Lenders have given their backing to a new law being debated by the Government that would allow the close relatives of missing people to continue to administer their financial affairs such as a mortgage until they are found.
The Council of Mortgage Lenders (CML) said the Guardianship (Missing Persons) Bill, seeking to create a new form of legal guardianship, would help banks, who currently can be prevented by confidentiality rules and legal obligations from making pragmatic arrangements in a customer’s absence.

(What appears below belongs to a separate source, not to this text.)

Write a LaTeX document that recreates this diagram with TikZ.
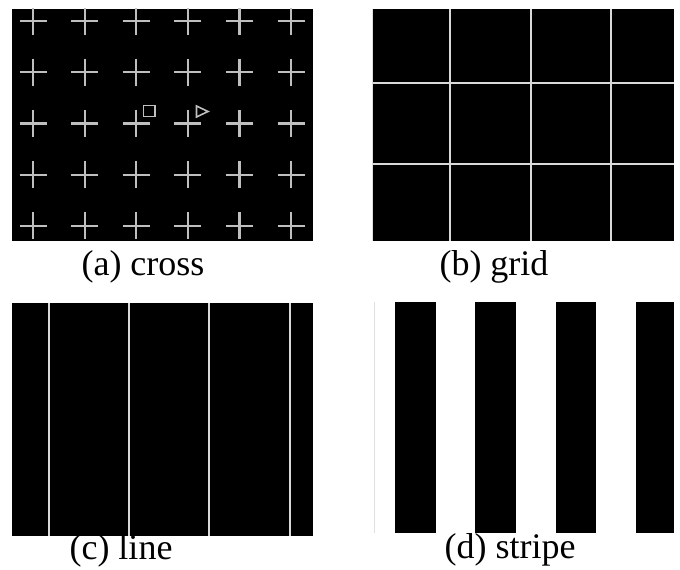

The CML said in a statement: “Guardianship would be a new concept to staff working for lenders, many of whom are unlikely to be aware of the Bill’s progress. If the Bill becomes law, it would therefore be helpful for the Government to provide a quick, clear and reliable means of verifying a guardian’s right to have information – and to make decisions – about a borrower’s property and financial matters. This could be achieved by the office of the Public Guardian keeping a register of guardianship orders, similar to the register of Deputies appointed under the Mental Capacity Act 2005. It would also help if third parties, including lenders, could ask the guardian to see a guardianship order.”
The trade body said an order could set out whether an appointed guardian has all – or only some – of the missing person’s rights and powers relating to property or financial affairs. Lenders are also seeking limited liability if they are required to administer a mortgage on the instructions of a guardian.